One particular advisement resulted in considerable favor for Liu Bang.

When Liu Bang conquered Qin’s capital, he was attracted by the many valuable treasures and the beautiful women in the palace and wanted to stay and establish himself there

However, Zhang Liang warned Liu Bang that he was risking being perceived as a vulgar person pursuing a luxurious lifestyle and encouraging the wicked to do wicked deeds.

Though reluctant, Liu Bang heeded Zhang’s advice and left the palace. As a result, Liu Bang received the full support of the people of Qin and was eventually able to take the throne as emperor of a newly unified China.

As the situation of the new dynasty became relatively stable, Zhang resigned and took up the practice of Daoism. During this period, Liu Bang rewarded those who had helped found the dynasty and made Zhang Liang the Marquis of Liu.

Only once did Zhang Liang come out of retirement. Zhang opposed Liu Bang’s plan to replace the crown prince with his younger brother.

After resolving the situation in the crown prince’s favor, Zhang Liang left state affairs altogether to devote the rest of his life to the practice of Daoism. 

A Role Model

In Zhang Liang’s early years, all his fortune and fame was diminished when the Han State was eliminated by the rise of Qin Shi Huang and the establishment of the Qin Dynasty

Zhang endured going from rich to poor, from duke to fugitive, and from being a hereditary official to a commoner.

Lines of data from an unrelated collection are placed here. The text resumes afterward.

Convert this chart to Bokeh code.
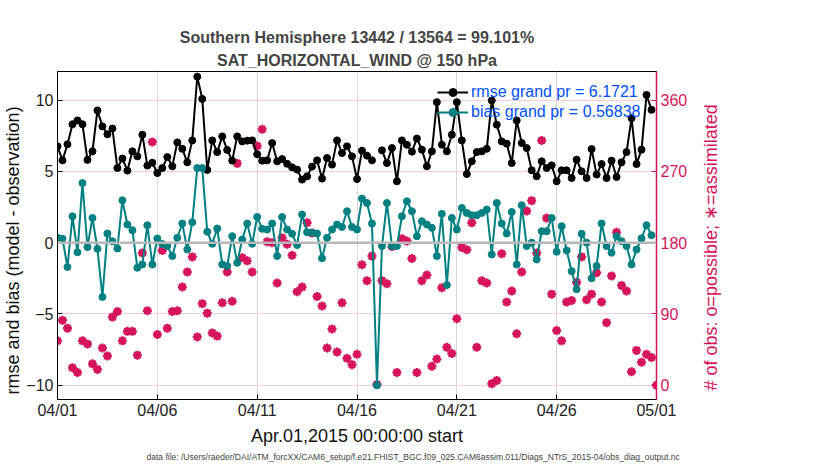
import math
from bokeh.plotting import figure
from bokeh.layouts import row
from bokeh.models import Range1d, LinearAxis, FixedTicker, Title, Legend, LegendItem, Span, ColumnDataSource
from bokeh.embed import file_html
from bokeh.resources import INLINE

NaN = float("nan")

# time in days since 2015-04-01 00:00, 6-hourly bins
times = [i * 0.25 for i in range(121)]

tick_days = [0, 5, 10, 15, 20, 25, 30]
tick_labels = ["04/01", "04/06", "04/11", "04/16", "04/21", "04/26", "05/01"]

rmse = [6.75, 5.77, 6.9, 8.3, 8.57, 8.3, 5.8, 6.4, 9.27, 8.15,
        7.6, 8.0, 5.23, 5.9, 5.05, 6.4, 6.05, 7.57, 5.4, 5.6,
        4.88, 5.23, 6.0, 5.35, 7.03, 6.58, 5.63, 7.17, 11.64, 10.08,
        5.1, 7.17, 6.35, 7.45, 6.5, 5.75, 7.45, 7.1, 7.15, 7.17,
        6.2, 5.75, 5.77, 6.98, 5.7, 5.86, 5.53, 5.28, 5.12, 4.42,
        4.65, 5.33, 5.77, 4.49, 5.93, 5.47, 7.17, 6.28, 6.75, 6.05,
        4.46, 6.45, 6.1, 5.77, NaN, 6.47, 5.58, 6.63, 4.3, 7.17,
        6.86, 6.38, 7.3, 6.52, 5.35, 6.4, 9.85, 6.87, 6.4, 7.57,
        9.85, 7.17, 4.81, 5.7, 6.35, 6.4, 6.58, 9.97, 8.27, 7.1,
        6.94, 5.58, 8.57, 6.98, 6.63, 5.07, 4.65, 5.7, 5.23, 5.42,
        4.3, 5.07, 5.07, 4.53, 5.82, 5.0, 4.53, 6.56, 4.77, 5.51,
        4.53, 5.75, 4.6, 5.63, 6.35, 8.73, 5.51, 6.52, 10.36, 9.31,
        NaN]

bias = [0.34, 0.27, -1.71, 1.85, -0.68, 4.18, -0.31, 1.73, -0.43, -3.81,
        0.64, 0.1, -0.41, 2.97, 1.27, 0.87, -1.76, -1.53, 1.22, -1.53,
        0.29, -0.1, -0.24, -0.94, 0.34, 1.34, -0.48, 1.43, 5.23, 5.23,
        0.76, -0.08, 0.99, -1.53, -1.64, 0.45, -1.41, 0.22, 1.34, -0.08,
        1.8, 0.97, 0.92, 1.34, -0.94, 1.8, 0.92, 0.62, -0.17, 1.97,
        0.73, 0.7, 0.64, -1.1, 0.34, 0.92, 1.27, 1.1, 2.2, 1.1,
        0.92, 3.09, 2.78, 1.34, -10.0, -0.24, 2.78, -0.24, -0.24, 1.85,
        2.9, 2.2, 0.45, 1.5, 1.27, 1.04, -0.94, 2.02, -2.97, 1.73,
        0.92, 2.43, 2.08, 1.92, 1.92, 2.08, 2.32, -0.83, 2.78, 1.34,
        0.64, 2.15, -1.53, 2.62, -0.24, 0.0, -1.18, 0.8, 0.8, 1.73,
        -0.64, 1.15, -0.55, -2.0, -3.27, 0.62, 0.0, -2.5, -1.64, 1.34,
        -0.24, -0.71, 0.45, 0.1, -0.24, -1.53, -0.48, 0.3, 1.22, 0.52,
        NaN]

nobs = [56, 82, 72, 22, 16, 56, 52, 27, 20, 47,
        37, 86, 93, 56, 68, 68, 38, 167, 94, 307,
        64, 170, 72, 93, 94, 124, 143, 162, 61, 103,
        91, 66, 62, 104, 143, 106, 280, 161, 157, 143,
        302, 323, 181, 180, 129, 186, 178, 164, 118, 124,
        205, 192, 112, 100, 47, 71, 42, 104, 34, 26,
        39, 152, 132, 163, 1, 132, 128, 175, 16, 185,
        182, 160, 16, 132, 139, 24, 33, 123, 48, 40,
        84, 174, 171, 205, 48, 132, 129, 2, 6, 166,
        105, 119, 65, 143, 220, 233, 167, 309, 211, 115,
        69, 56, 105, 107, 130, 162, 108, 115, 142, 105,
        79, 138, 193, 126, 119, 17, 44, 29, 39, 35,
        0]

title1 = "Southern Hemisphere 13442 / 13564 = 99.101%"
title2 = "SAT_HORIZONTAL_WIND @ 150 hPa"
rmse_label = "rmse grand pr = 6.1721"
bias_label = "bias grand pr = 0.56838"
xlabel = "Apr.01,2015 00:00:00 start"
ylabel = "rmse and bias (model - observation)"
y2label = "# of obs: o=possible; \u2217=assimilated"
note = "data file: /Users/raeder/DAI/ATM_forcXX/CAM6_setup/f.e21.FHIST_BGC.f09_025.CAM6assim.011/Diags_NTrS_2015-04/obs_diag_output.nc"

FONT = "Liberation Sans"
MAG = "#d6145c"
TEAL = "#008080"
BLUE = "#0050ff"

src = ColumnDataSource(dict(t=times, rmse=rmse, bias=bias, nobs=nobs))

p = figure(frame_width=599, frame_height=328, output_backend="svg", toolbar_location=None,
           x_range=Range1d(0, 30), y_range=Range1d(-11, 12),
           min_border_left=50, min_border_right=40, min_border_top=71, min_border_bottom=63)
p.extra_y_ranges = {"obs": Range1d(-18, 396)}
p.background_fill_color = "white"
p.border_fill_color = "white"
p.outline_line_color = "black"
p.outline_line_width = 1

# grids
p.xgrid.ticker = FixedTicker(ticks=tick_days)
p.xgrid.grid_line_color = "#d6d6d6"
p.xgrid.grid_line_width = 1
p.ygrid.ticker = FixedTicker(ticks=[-10, -5, 0, 5, 10])
p.ygrid.grid_line_color = "#f8cddd"
p.ygrid.grid_line_width = 1

p.add_layout(Span(location=0, dimension="width", line_color="#b8b8b8", line_width=2.5))

# axes
xa = p.xaxis[0]
xa.ticker = FixedTicker(ticks=tick_days)
xa.major_label_overrides = {d: l for d, l in zip(tick_days, tick_labels)}
xa.axis_label = xlabel
ya = p.yaxis[0]
ya.ticker = FixedTicker(ticks=[-10, -5, 0, 5, 10])

ra = LinearAxis(y_range_name="obs", ticker=FixedTicker(ticks=[0, 90, 180, 270, 360]))
p.add_layout(ra, "right")

for ax in [xa, ya, ra]:
    ax.major_tick_in = 5
    ax.major_tick_out = 0
    ax.minor_tick_line_color = None
    ax.major_label_text_font = FONT
    ax.major_label_text_font_size = "16px"
    ax.axis_label_text_font = FONT
    ax.axis_label_text_font_size = "18px"
    ax.axis_label_text_font_style = "normal"
    ax.major_label_standoff = 4
    ax.axis_label_standoff = 4
xa.major_label_standoff = 2
xa.axis_label_standoff = 4
for ax in [xa, ya]:
    ax.axis_line_color = "black"
    ax.major_tick_line_color = "black"
    ax.major_label_text_color = "#222222"
    ax.axis_label_text_color = "#111111"
ra.axis_line_color = MAG
ra.axis_line_width = 1.5
ra.major_tick_line_color = MAG
ra.major_label_text_color = MAG

# left axis label as a title on the left (reads bottom-to-top), starting near the frame bottom
p.add_layout(Title(text=ylabel, align="left", text_font=FONT, text_font_size="18px",
                   text_font_style="normal", text_color="#111111", offset=5, standoff=1), "left")

# obs counts (right axis)
p.scatter("t", "nobs", source=src, y_range_name="obs", marker="circle", size=6,
          fill_color=None, line_color=MAG, line_width=1.2)
p.scatter("t", "nobs", source=src, y_range_name="obs", marker="asterisk", size=9,
          line_color=MAG, line_width=2.4)

# rmse and bias
l1 = p.line("t", "rmse", source=src, line_color="black", line_width=2)
c1 = p.scatter("t", "rmse", source=src, marker="circle", size=7, fill_color="black", line_color="black")
l2 = p.line("t", "bias", source=src, line_color=TEAL, line_width=2)
c2 = p.scatter("t", "bias", source=src, marker="circle", size=7, fill_color=TEAL, line_color=TEAL)

legend = Legend(items=[LegendItem(label=rmse_label, renderers=[l1, c1]),
                       LegendItem(label=bias_label, renderers=[l2, c2])],
                location=(374, 271))
legend.background_fill_alpha = 0
legend.border_line_alpha = 0
legend.label_text_font = FONT
legend.label_text_font_size = "16px"
legend.label_text_color = BLUE
legend.glyph_width = 31
legend.glyph_height = 20
legend.label_height = 20
legend.label_standoff = 3
legend.spacing = 0
legend.padding = 6
legend.margin = 0
p.add_layout(legend, "center")

p.add_layout(Title(text=title2, align="center", text_font=FONT, text_font_size="16px",
                   text_font_style="bold", standoff=6), "above")
p.add_layout(Title(text=title1, align="center", text_font=FONT, text_font_size="16px",
                   text_font_style="bold", standoff=1), "above")
p.add_layout(Title(text=note, align="left", text_font=FONT, text_font_size="8.5px",
                   text_font_style="normal", offset=89, standoff=3), "below")

# narrow companion figure carrying the right-axis label (left title reads bottom-to-top)
p2 = figure(frame_width=1, frame_height=328, output_backend="svg", toolbar_location=None,
            x_range=Range1d(0, 1), y_range=Range1d(0, 1),
            x_axis_location=None, y_axis_location=None,
            min_border_left=15, min_border_right=2, min_border_top=71, min_border_bottom=63)
p2.outline_line_color = None
p2.background_fill_color = None
p2.border_fill_color = None
p2.xgrid.visible = False
p2.ygrid.visible = False
p2.add_layout(Title(text=y2label, align="left", text_font=FONT, text_font_size="18px",
                    text_font_style="normal", text_color=MAG, offset=9, standoff=4), "left")

layout = row(p, p2)

open("out.html", "w").write(file_html(layout, INLINE))
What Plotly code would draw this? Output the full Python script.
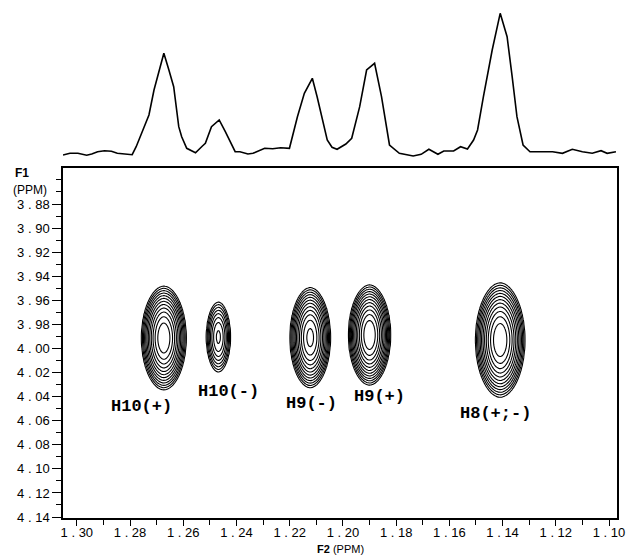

However, Zhang Liang was not discouraged by the unsuccessful assassination attempt on Qin Shi Huang. Upon assessing the political situation, he joined Liu Bang and assisted him in defeating the Qin, thereby avenging his native Han state

Once this goal was achieved, Zhang Liang was not attached to power, fame, or luxury, and retired to a life of spiritual growth and enlightenment.

After his death, Zhang Liang was deemed a role model for imperial advisers.